Psst. Hey, kid. You want some new music? You ever tried microtones?
Microtonal music is rad. It has new sounds - some haunting, some abrasive, some exotic, and some familiar. If you have a western musical ear, those novel sounds are the reason to listen to it, learn about it, compose it - you have to want more from music than what you're already getting. If you're from a culture with a microtonal tradition, then you're already ahead of the curve, but there are rad new sounds for you too, and also there's new theory to explain what you have already been exposed to.
A side benefit of learning about microtonal music is that you'll understand regular western music better. If you learn this text, you may even become frustrated when you hear people talk about regular music theory, because people are very confused about it. Since you will have superior knowledge, it will help if you don't mind feeling a little superior.
There is a lot to learn about. Some of it has cool math. Some of the subject matter is hardly developed and you could pioneer it, as a performer, composer, theorist, or mathematician. There are lots of opportunities for innovators.
The core idea of microtonal music is this: there are more notes than found on a piano, and they *work*. They're useful. You can make music from them. They have harmonic and melodic functions. These dark forbidden notes can also sound terrible, and some people with aesthetic fetishes for novelty or pain are into those too.
Or maybe people who enjoy the sounds that are rough to me just have more advanced aesthetics, and they can appreciate beauty I find incomprehensible. Any new music you hear gives you an opportunity to develop new aesthetics, but microtonality does this on a really fundamental level.
If you people know you as a microtonalist, and they hear music that they hate, they will ask you, "Does this have microtones?", and you'll know that they're really asking, "Is this good for you, you little freak?". And it might be good for you! Because when you engage with microtonal music, you become receptive to new beauty. We're all on different levels of that. If you want to gain a level in being a musical bad ass, this book is for you.
We have two primary tools; microtonal music is phrased in terms of intervals and frequency ratios.
Frequency ratios are easy. One note has a fundamental frequency of 220 hz. Another has a frequency of 440 hz. The ratio between these is
440 hz / 220 hz = 2/1.
Not all frequency ratios are rational numbers: you might have frequencies separated by an irrational number like 2^(7/19) or something more exotic. This is a huge divide in microtonal music: if the frequency ratios are rational, then you're working in "just intonation", which just means "rational tuning". The main framework for analyzing all other music is that of "regular temperaments", which describes useful mis-tunings of just intonation. There are some other niche frameworks we'll also explore, like for analyzing inharmonic musical instruments in Javanese gamelan music.

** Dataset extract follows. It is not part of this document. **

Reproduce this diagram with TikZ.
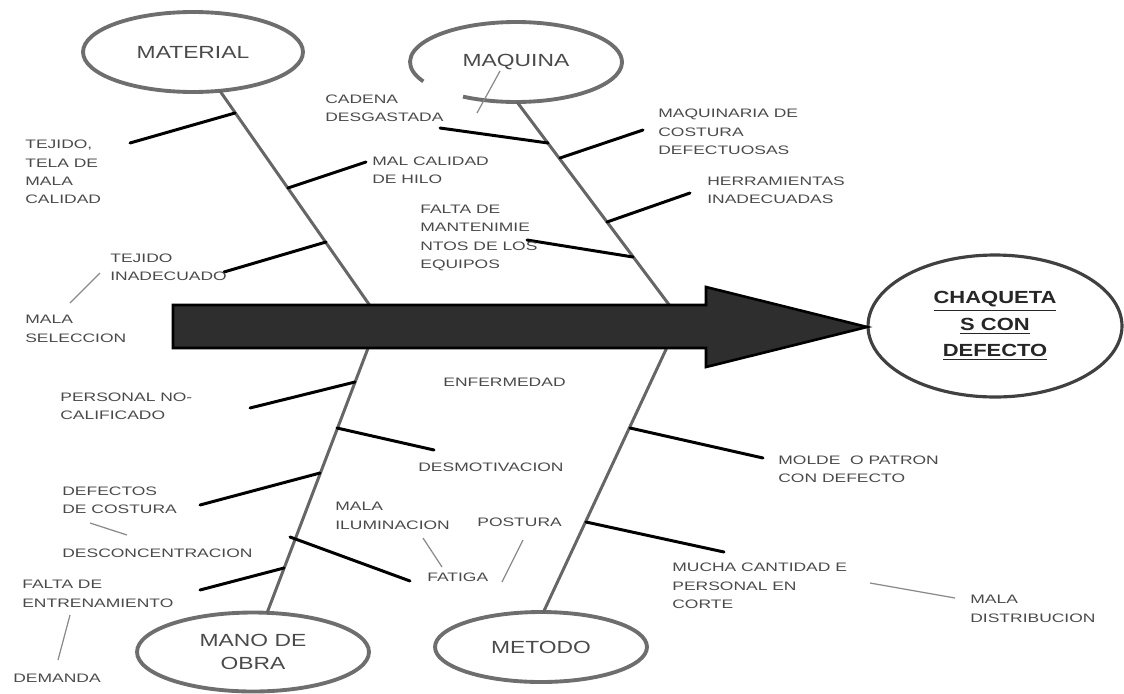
\documentclass[tikz,border=0pt]{standalone}
\usepackage{fontspec}
\usetikzlibrary{shapes.geometric}
\newfontfamily\labfont[FakeStretch=1.42]{Liberation Sans}
\newfontfamily\capfont[FakeStretch=1.3]{Liberation Sans}
\newfontfamily\effectfont[FakeStretch=1.25]{Liberation Sans}
\definecolor{inkgray}{HTML}{4A4A4A}
\definecolor{ringgray}{HTML}{6E6E6E}
\definecolor{bonegray}{HTML}{666666}
\definecolor{hairgray}{HTML}{8A8A8A}
\definecolor{shaftfill}{HTML}{2E2E2E}
\begin{document}
\begin{tikzpicture}[x=0.02cm,y=-0.02cm,
  lbl/.style={font=\labfont\fontsize{7pt}{10.5pt}\selectfont, text=inkgray,
              align=left, inner sep=0pt, anchor=west},
  cause/.style={ellipse, draw=ringgray, line width=2.2pt, inner sep=0pt,
              font=\capfont\fontsize{10pt}{13pt}\selectfont, text=inkgray, align=center},
  ring/.style={draw=ringgray, line width=2.2pt},
  bone/.style={draw=bonegray, line width=1.7pt},
  twig/.style={draw=black, line width=1.7pt, line cap=round},
  hair/.style={draw=hairgray, line width=0.7pt}]
\useasboundingbox (0,0) rectangle (1124,693);

% category ellipses
\node[cause, minimum width=4.4cm, minimum height=1.6cm] (mat) at (193,52) {MATERIAL};
\node[cause, draw=none, minimum width=4.24cm, minimum height=1.6cm] (maq) at (516,62) {MAQUINA};
\draw[ring] ([shift={(240:2.12cm and 0.8cm)}]maq.center)
  arc[start angle=240, end angle=569, x radius=2.12cm, y radius=0.8cm];
\node[cause, minimum width=4.64cm, minimum height=1.58cm] (mano) at (253,652) {MANO DE\\OBRA};
\node[cause, minimum width=4.24cm, minimum height=1.4cm] (met) at (541,647) {METODO};

% effect
\node[ellipse, draw=black!75, line width=1.8pt, minimum width=5.08cm, minimum height=2.84cm,
      inner sep=0pt, align=center, text=black!85,
      font=\effectfont\bfseries\fontsize{10pt}{15pt}\selectfont] (eff) at (995,326)
  {\underline{CHAQUETA}\\\underline{S CON}\\\underline{DEFECTO}};

% main bones
\coordinate (matA) at (220,91);  \coordinate (matB) at (373,310);
\coordinate (maqA) at (517,102); \coordinate (maqB) at (673,310);
\coordinate (manA) at (370,343); \coordinate (manB) at (267,613);
\coordinate (metA) at (669,343); \coordinate (metB) at (543,613);
\draw[bone] (matA) -- (matB);
\draw[bone] (maqA) -- (maqB);
\draw[bone] (manA) -- (manB);
\draw[bone] (metA) -- (metB);

% central arrow
\coordinate (s1) at (173,305); \coordinate (s2) at (706,305); \coordinate (s3) at (706,287);
\coordinate (s4) at (867,327); \coordinate (s5) at (706,367); \coordinate (s6) at (706,348);
\coordinate (s7) at (173,348);
\filldraw[fill=shaftfill, draw=black, line width=1.5pt, line join=miter]
  (s1) -- (s2) -- (s3) -- (s4) -- (s5) -- (s6) -- (s7) -- cycle;

% cause twigs
\foreach \n/\a/\b in {
  1/{130,143}/{235,113}, 2/{288,188}/{366,162}, 3/{224,272}/{326,242},
  4/{440,128}/{548,143}, 5/{560,158}/{643,130}, 6/{607,222}/{690,193},
  7/{527,240}/{633,257}, 8/{250,408}/{355,382}, 9/{337,428}/{434,450},
  10/{200,505}/{320,473}, 11/{290,537}/{410,581}, 12/{200,590}/{284,568},
  13/{630,428}/{763,458}, 14/{586,522}/{724,552}}{
  \coordinate (t\n a) at (\a); \coordinate (t\n b) at (\b);
  \draw[twig] (t\n a) -- (t\n b);
}

% thin sub-cause leaders
\foreach \n/\a/\b in {
  1/{100,273}/{70,303}, 2/{90,523}/{127,535}, 3/{70,615}/{58,660},
  4/{423,538}/{442,567}, 5/{523,540}/{502,582}, 6/{870,583}/{955,598},
  7/{500,71}/{477,113}}{
  \coordinate (h\n a) at (\a); \coordinate (h\n b) at (\b);
  \draw[hair] (h\n a) -- (h\n b);
}

% labels
\node[lbl] (tela) at (25,172) {TEJIDO,\\TELA DE\\MALA\\CALIDAD};
\node[lbl] (cadena) at (325,108) {CADENA\\DESGASTADA};
\node[lbl] (maqcost) at (658,132) {MAQUINARIA DE\\COSTURA\\DEFECTUOSAS};
\node[lbl] (hilo) at (372,170) {MAL CALIDAD\\DE HILO};
\node[lbl] (herr) at (707,190) {HERRAMIENTAS\\INADECUADAS};
\node[lbl] (mant) at (420,238) {FALTA DE\\MANTENIMIE\\NTOS DE LOS\\EQUIPOS};
\node[lbl] (tejido) at (110,267) {TEJIDO\\INADECUADO};
\node[lbl] (selec) at (25,329) {MALA\\SELECCION};
\node[lbl] (personal) at (60,406) {PERSONAL NO-\\CALIFICADO};
\node[lbl] (enferm) at (443,382) {ENFERMEDAD};
\node[lbl] (desmot) at (418,467) {DESMOTIVACION};
\node[lbl] (defcost) at (62,500) {DEFECTOS\\DE COSTURA};
\node[lbl] (descon) at (62,553) {DESCONCENTRACION};
\node[lbl] (entren) at (22,594) {FALTA DE\\ENTRENAMIENTO};
\node[lbl] (demanda) at (13,678) {DEMANDA};
\node[lbl] (ilum) at (335,516) {MALA\\ILUMINACION};
\node[lbl] (postura) at (477,522) {POSTURA};
\node[lbl] (fatiga) at (427,577) {FATIGA};
\node[lbl] (molde) at (778,469) {MOLDE\ \ O PATRON\\CON DEFECTO};
\node[lbl] (mucha) at (672,586) {MUCHA CANTIDAD E\\PERSONAL EN\\CORTE};
\node[lbl] (distrib) at (970,609) {MALA\\DISTRIBUCION};
\end{tikzpicture}
\end{document}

The next core concept in the language of microtonal music theory is the musical interval. Musical intervals describe the distance between notes, but abstractly, not as a fixed number like a frequency ratio. We use intervals to talk about music in a way which is somewhat agnostic to tuning. The interval between C4 and D4 is a major second, and people have some leeway in how they tune their major seconds.
Intervals will be familiar to the student of western music theory. Let's write out some intervals as distances between pitches to get a feel for them. Here's a chromatic scale's worth of pitches and intervals:
C4 − C4 = P1, the unison (or perfect unison)
Db4 − C4 = m2, the minor second
D4 − C4 = M2, the major second
Eb4 − C4 = m3, the minor third
E4 − C4 = M3, the major third
F4 − C4 = P4, the perfect fourth
Gb4 − C4 = d5, the diminished fifth
G4 − C4 = P5, the perfect fifth
Ab4 − C4 = m6, the minor sixth
A4 − C4 = M6, the major sixth
Bb4 − C4 = m7, the minor seventh
B4 − C4 = M7, the major seventh
C5 − C4 = P8, the octave (or perfect eighth)
If those aren't already familiar to you, it's no trouble. You'll learn them quickly, and then you'll learn about them deeply. But terms like those are part of the standard language of western music theory, and we're going to build on that.
Writing music in terms of intervals and pitches gives us the power to automatically transform the music's sound by choosing how we tune the intervals. You can write a song once and then contort it a hundred different ways. Some people enjoy that a lot. It's a cheap way to make something familiar into something fresh.
Intervals also come in different dimensional spaces. Standard western music theory uses a 2-dimensional interval space, but you can compose in 3D interval space, 4D, and so on. In this way, intervals act as stepping stones, helping you to write with high dimensional musical concepts. As we work with higher dimensional interval spaces, we'll also learn to work with frequency ratios that have larger prime factors. This is the real power of microtonal music theory. If you can bear to learn some new notation, then soon it will be yours.